B. S. Johnson was an avant-garde British novelist in the late 60s who sought to continue the linguistic projects of Joyce and Beckett, pushing the English language novel further along. Every time he seemed about to break into the mainstream with an innovative work, the reading public refused to follow where he tried to lead them, and as a result he fell into obscurity.
I eventually read Christie Malry's Own Double-Entry, Johnson's darkly comic story of a "simple man" who decides to keep a strict account of debits and credits with the world, determined to pay back the world in kind for any deductions from his happiness. The result is an act of mass terrorism, but along the way Johnson dazzles with subtlety, clever meta-fiction, and thrilling diction. On one page, two characters exchange insults, passing the words "trituration," "helminthoid," and "cryptorchid," before reaching an "eirenicon." Along the way Johnson's novel predates the office comedy by perfectly capturing the sense of spending one's time in busy work. "At eleven or thereabouts Christie was told by Wagner to go over to Wages Section and fill a void there for the rest of the day." And along with the wordplay, the humor, and the experimentation, it has some of the best word-for-word writing I've ever read.
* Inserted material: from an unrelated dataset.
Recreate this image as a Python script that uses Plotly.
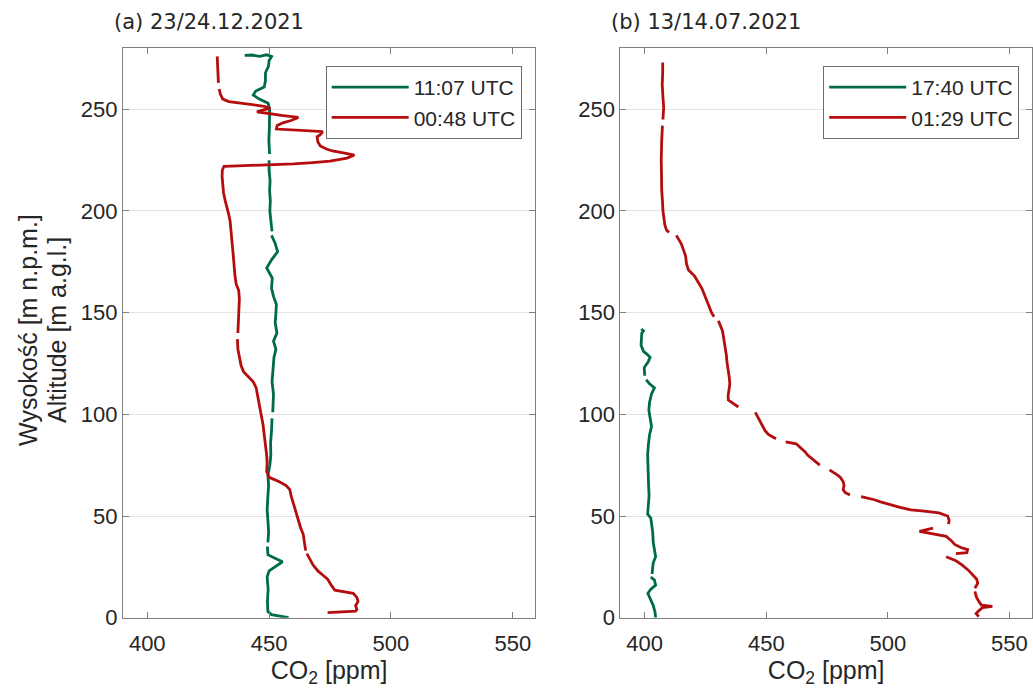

I nearly danced when I saw a copy of The Unfortunates at the bookstore. The Unfortunates is Johnson's infamous "book in a box." All of the chapters are bound separately and, with the exception of the first chapter and the last chapter, can be read in any order. Developments in printing technology, Coe's biography, and perhaps the literary advances of subsequent writer's in terms of the format of the novel (I'm thinking specifically of Mark Z. Danielewski
and Steven Hall, but writers like J. M. Coetzee, David Foster Wallace, and others probably helped too.) have paved the way for The Unfortunates to come back into print and to leap to the top of my reading pile.